Hess Development residents must connect to water system

Staff Writer
Echo Pilot

Residents in the Hess Development should receive a letter from Greencastle Area Franklin County Water Authority in the next week or two. Members Greg Rock, Bob Miller and Jason Gerhart passed a resolution Monday night regarding mandatory connection. They would not release details publicly on a timeframe or cost until the households were first notified directly. The decision was reached after an executive session within the meeting.

 The resolution read, "Whereas this board is authorized, pursuant to Antrim Township Ordinance 266 of 2000, to take appropriate action regarding the connection of principal buildings lying within 150 feet of the authority's public water supply to said public water supply, and whereas this board wishes to exercise its authority in such a way as to minimize the financial burden on those property owners who are subject to the requirements of the ordinance, now, therefore, it is hereby resolved that the authority manager (Kenneth Womack) and solicitor (Jan Sulcove) be authorized and directed to take such action as they deem appropriate to secure the connection of the residences in the Hess Development to the authority's public water supply."

The board said they had been working on the issue for a long time and were finally ready to take action.

Since 2007 the Hess Development has been in the news. GAFCWA notified the residents that after a water line was installed in 2008, ten homes would be required to connect. It negotiated with Antrim Township on a timeline and fee for the connection. The homes were in the Greencastle service area but located in the township. GAFCWA put the ordinance enforcement on the back burner in 2009 after it made an offer to purchase the Antrim Township Water Authority water system. The mandatory connection then became a point of contention between the two municipalities, with both taking opposite stances on the meaning of a law which took effect in September 2008. Some Antrim supervisors believe the law exempted Hess from hooking up to public water, but Greencastle did not agree. The purchase of the water system has not occurred, due in part to this issue.

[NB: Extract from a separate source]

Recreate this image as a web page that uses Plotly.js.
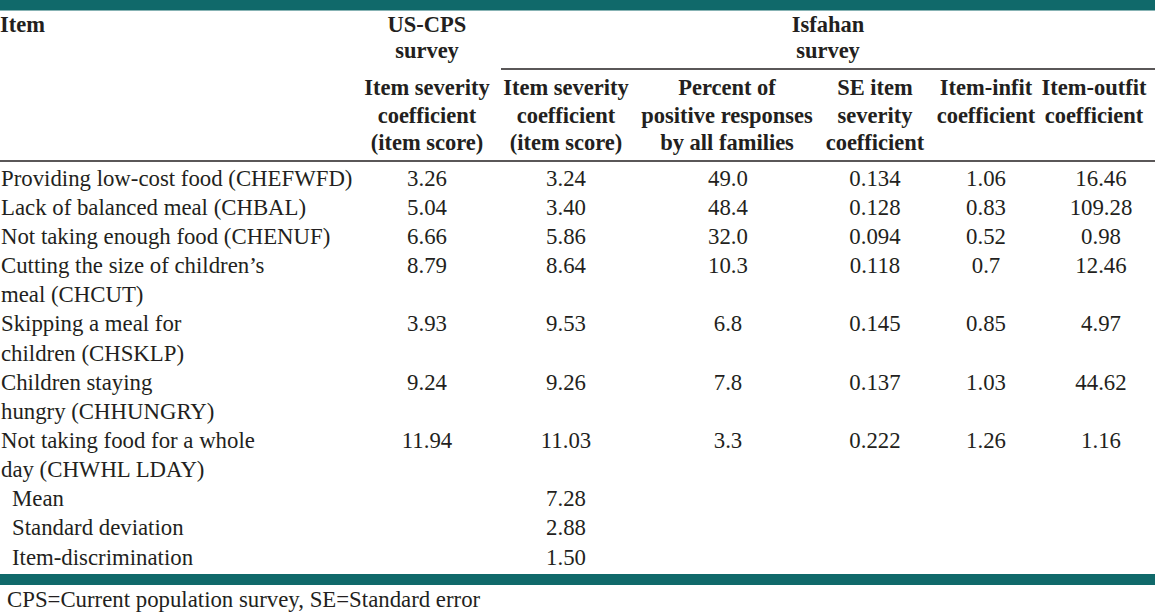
<!DOCTYPE html>
<html>
<head>
<meta charset="utf-8">
<script src="https://cdn.plot.ly/plotly-3.0.1.min.js"></script>
<style>html,body{margin:0;padding:0;background:#fff;}#chart{width:1155px;height:615px;}</style>
</head>
<body>
<div id="chart"></div>
<script>
// ---------- data ----------
const groupHeaders = ["US-CPS<br>survey", "Isfahan<br>survey"];
const columnHeaders = [
  "Item severity<br>coefficient<br>(item score)",
  "Item severity<br>coefficient<br>(item score)",
  "Percent of<br>positive responses<br>by all families",
  "SE item<br>severity<br>coefficient",
  "Item-infit<br>coefficient",
  "Item-outfit<br>coefficient"
];
const items = [
  "Providing low-cost food (CHEFWFD)",
  "Lack of balanced meal (CHBAL)",
  "Not taking enough food (CHENUF)",
  "Cutting the size of children’s<br>meal (CHCUT)",
  "Skipping a meal for<br>children (CHSKLP)",
  "Children staying<br>hungry (CHHUNGRY)",
  "Not taking food for a whole<br>day (CHWHL LDAY)"
];
const usCpsSeverity   = [3.26, 5.04, 6.66, 8.79, 3.93, 9.24, 11.94];
const isfahanSeverity = [3.24, 3.40, 5.86, 8.64, 9.53, 9.26, 11.03];
const percentPositive = [49.0, 48.4, 32.0, 10.3, 6.8, 7.8, 3.3];
const seSeverity      = [0.134, 0.128, 0.094, 0.118, 0.145, 0.137, 0.222];
const itemInfit       = [1.06, 0.83, 0.52, 0.7, 0.85, 1.03, 1.26];
const itemOutfit      = [16.46, 109.28, 0.98, 12.46, 4.97, 44.62, 1.16];
const summaryLabels   = ["Mean", "Standard deviation", "Item-discrimination"];
const summaryValues   = [7.28, 2.88, 1.50];
const footnote = "CPS=Current population survey, SE=Standard error";

// ---------- layout constants ----------
const W = 1155, H = 615;
const FS = 22.8, FSB = 22.5;
const FONT = '"Liberation Serif"';
const INK = "#231f20";
const TEAL = "#10696a";
const colX = [427, 566, 728, 875, 986, 1101];
const headX = [427, 566, 727, 875, 986, 1094];
const decimals = [2, 2, 1, 3, null, 2];
const bodyTop = 179, lineStep = 29.15, shift = 1;
const groupY = [25, 51], headY = [88.5, 116, 143];
const columns = [usCpsSeverity, isfahanSeverity, percentPositive, seSeverity, itemInfit, itemOutfit];

function fmt(v, d) { return d === null ? String(v) : v.toFixed(d); }
function lineY(k) { return bodyTop + lineStep * k + shift; }

const traces = [];
function addText(xs, ys, texts, pos, bold) {
  traces.push({
    type: "scatter", mode: "text", x: xs, y: ys, text: texts,
    textposition: pos, cliponaxis: false, hoverinfo: "skip", showlegend: false,
    textfont: {family: FONT, size: bold ? FSB : FS, color: INK, weight: bold ? "bold" : "normal"}
  });
}

// header: "Item"
addText([0], [groupY[0] + shift], ["Item"], "middle right", true);
// group headers
const groupX = [427, 828];
groupHeaders.forEach((g, i) => {
  const lines = g.split("<br>");
  addText(lines.map(() => groupX[i]), lines.map((_, j) => groupY[j] + shift), lines, "middle center", true);
});
// column headers
columnHeaders.forEach((h, i) => {
  const lines = h.split("<br>");
  addText(lines.map(() => headX[i]), lines.map((_, j) => headY[j] + shift), lines, "middle center", true);
});

// body rows
let k = 0;
const rowStart = [];
const ix = [], iy = [], it = [];
items.forEach((label) => {
  rowStart.push(k);
  label.split("<br>").forEach((ln) => { ix.push(1); iy.push(lineY(k)); it.push(ln); k++; });
});
addText(ix, iy, it, "middle right", false);
columns.forEach((col, c) => {
  addText(col.map(() => colX[c]), col.map((_, r) => lineY(rowStart[r])), col.map(v => fmt(v, decimals[c])), "middle center", false);
});
// summary rows
const sy = summaryLabels.map((_, i) => lineY(k + i));
addText(summaryLabels.map(() => 12), sy, summaryLabels, "middle right", false);
addText(summaryValues.map(() => colX[1]), sy, summaryValues.map(v => v.toFixed(2)), "middle center", false);
// footnote
addText([7], [600 + shift], [footnote], "middle right", false);

const layout = {
  width: W, height: H,
  margin: {l: 0, r: 0, t: 0, b: 0, pad: 0},
  paper_bgcolor: "#ffffff", plot_bgcolor: "#ffffff",
  xaxis: {range: [0, W], visible: false, fixedrange: true},
  yaxis: {range: [H, 0], visible: false, fixedrange: true},
  showlegend: false,
  shapes: [
    {type: "rect", xref: "paper", yref: "y", x0: 0, x1: 1, y0: 0, y1: 10.5, fillcolor: TEAL, line: {width: 0}},
    {type: "rect", xref: "paper", yref: "y", x0: 0, x1: 1, y0: 574, y1: 585, fillcolor: TEAL, line: {width: 0}},
    {type: "line", xref: "x", yref: "y", x0: 501, x1: W, y0: 69, y1: 69, line: {color: INK, width: 1.4}},
    {type: "line", xref: "paper", yref: "y", x0: 0, x1: 1, y0: 161, y1: 161, line: {color: INK, width: 1.4}}
  ]
};

Plotly.newPlot("chart", traces, layout, {staticPlot: true, displayModeBar: false});
</script>
</body>
</html>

In other business, the members recognized that if Tom Mongold did not make his next payment toward a water main extension on U.S. 11 South that would serve his Heritage Estates West development, time could run out and he might not have access to public water. The May 2 deadline for a remittance of $223,000 had passed. GAFCWA had initially intended to let its engineer start the infrastructure design process on Dec. 1, but delayed that until Mongold signed an agreement on how another $841,000 would be paid. On May 16 the board said construction timing was crucial since PennDOT would be paving the highway next year. The authority did not plan to move forward on the water main project until it received the late payment.